Ireland has gradually cut corporate tax from 50% in the early 1980s, to just 12.5% today. The low level, says CBRE’s head of research for Ireland, Marie Hunt, has helped attract office occupiers and helped cut unemployment levels. Ireland introduced the 12.5% level in 2010.

The Irish economy grew by 7.5% last year and Dublin has clearly benefitted from the low level, with several major multinational firms from the technology sector opening offices in the Irish capital. The presence of the likes of Amazon, Google and Facebook has, in turn, attracted international real estate investors, including Germany’s Allianz, Bayerische Versorgungskammer (BVK) and PATRIZIA Immobilien in recent months.

Google has also moved staff into The Netherlands, where corporate tax is 20%. The internet search engine firm is investing around €600m in a data centre in Eemshaven, Groningen. However, the move is more motivated by logistics than taxation, with Eemshaven in close proximity to a major internet cabling junction, linking the US and Europe.
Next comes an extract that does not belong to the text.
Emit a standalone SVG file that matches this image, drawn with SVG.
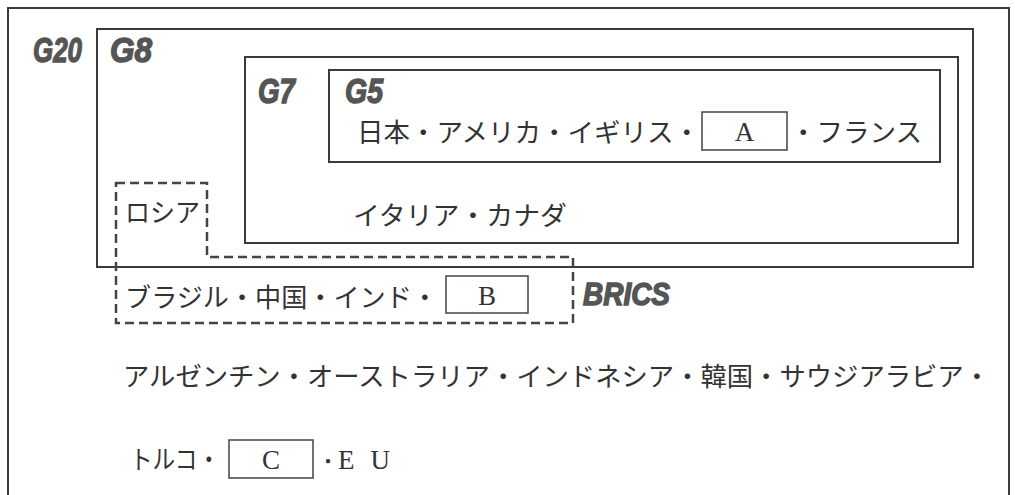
<svg xmlns="http://www.w3.org/2000/svg" width="1015" height="495" viewBox="0 0 1015 495">
<style>
.box{fill:none;stroke:#3a3a3a;stroke-width:2}
.sbox{fill:none;stroke:#444;stroke-width:1.5}
.dash{fill:none;stroke:#444;stroke-width:2.5;stroke-dasharray:9 5}
.lbl{font-family:"Liberation Sans",Arial,sans-serif;font-weight:bold;font-style:italic;fill:#555;stroke:#555;stroke-width:1.4}
.jp{font-family:"Noto Sans CJK JP","Noto Sans CJK SC",sans-serif;font-size:26px;fill:#333}
.lat{font-family:"Liberation Serif","Times New Roman",serif;font-size:27px;fill:#333}
</style>
<rect width="1015" height="495" fill="#fff"/>
<g id="g20">
<path class="box" d="M8,500 V8 H1009 V500"/>
<text class="lbl" x="33" y="62" font-size="35" textLength="49" lengthAdjust="spacingAndGlyphs">G20</text>
</g>
<g id="g8">
<rect class="box" x="97" y="29" width="876" height="238"/>
<text class="lbl" x="110" y="62" font-size="35" textLength="42" lengthAdjust="spacingAndGlyphs">G8</text>
</g>
<g id="g7">
<rect class="box" x="245" y="57" width="713" height="186"/>
<text class="lbl" x="258" y="103" font-size="35" textLength="37" lengthAdjust="spacingAndGlyphs">G7</text>
<text class="jp" x="353" y="225" textLength="214" lengthAdjust="spacingAndGlyphs">イタリア・カナダ</text>
</g>
<g id="g5">
<rect class="box" x="329" y="70" width="611" height="92"/>
<text class="lbl" x="345" y="103" font-size="35" textLength="38" lengthAdjust="spacingAndGlyphs">G5</text>
<text class="jp" x="357" y="142" textLength="343" lengthAdjust="spacingAndGlyphs">日本・アメリカ・イギリス・</text>
<rect class="sbox" x="702" y="112" width="85" height="38"/>
<text class="lat" x="744.5" y="141" text-anchor="middle">A</text>
<text class="jp" x="790" y="142" textLength="132" lengthAdjust="spacingAndGlyphs">・フランス</text>
</g>
<g id="brics">
<path class="dash" d="M116,183 H207 V257 H573 V323 H116 Z"/>
<text class="jp" x="125" y="222" textLength="75" lengthAdjust="spacingAndGlyphs">ロシア</text>
<text class="jp" x="125" y="307" textLength="313" lengthAdjust="spacingAndGlyphs">ブラジル・中国・インド・</text>
<rect class="sbox" x="446" y="276" width="82" height="37"/>
<text class="lat" x="487" y="305" text-anchor="middle">B</text>
<text class="lbl" x="583" y="305" font-size="31" textLength="87" lengthAdjust="spacingAndGlyphs">BRICS</text>
</g>
<g id="others">
<text class="jp" x="123" y="386" textLength="867" lengthAdjust="spacingAndGlyphs">アルゼンチン・オーストラリア・インドネシア・韓国・サウジアラビア・</text>
<text class="jp" x="130" y="469" textLength="90" lengthAdjust="spacingAndGlyphs">トルコ・</text>
<rect class="sbox" x="229" y="440" width="84" height="38"/>
<text class="lat" x="271" y="469" text-anchor="middle">C</text>
<text class="lat" x="318" y="469"><tspan font-family="Noto Sans CJK JP, sans-serif" font-size="20">・</tspan><tspan letter-spacing="16">EU</tspan></text>
</g>
<g id="connectors"></g>
</svg>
While there are, of course, countries offering lower levels of corporate tax, other issues such as labour costs and rent levels are also significant factors in the relocation decision.

Nevertheless, there is concern within the euro-zone’s real estate sector that such varying taxation levels within one economic community are creating disparity. One investment manager told IPE Real Estate at MIPIM this year that he hoped to see the day when Europe becomes a “level playing field”.

While France and Germany respectively offer corporate taxation levels of 33.3% and 30.175%, rates vary across Europe from 0% to 35%.

AG Real Estate chief executive, Serge Fautré, says: “It’s becoming ridiculous. If we are in Europe then we should have a coherent, one-level tax base.

“That’s a major challenge for Europe in years to come.”

Ireland, says Fautré, who chaired the European Public Real Estate Association from 2005 to 2009, has “been very smart”.

“We need working people, so we need corporations.”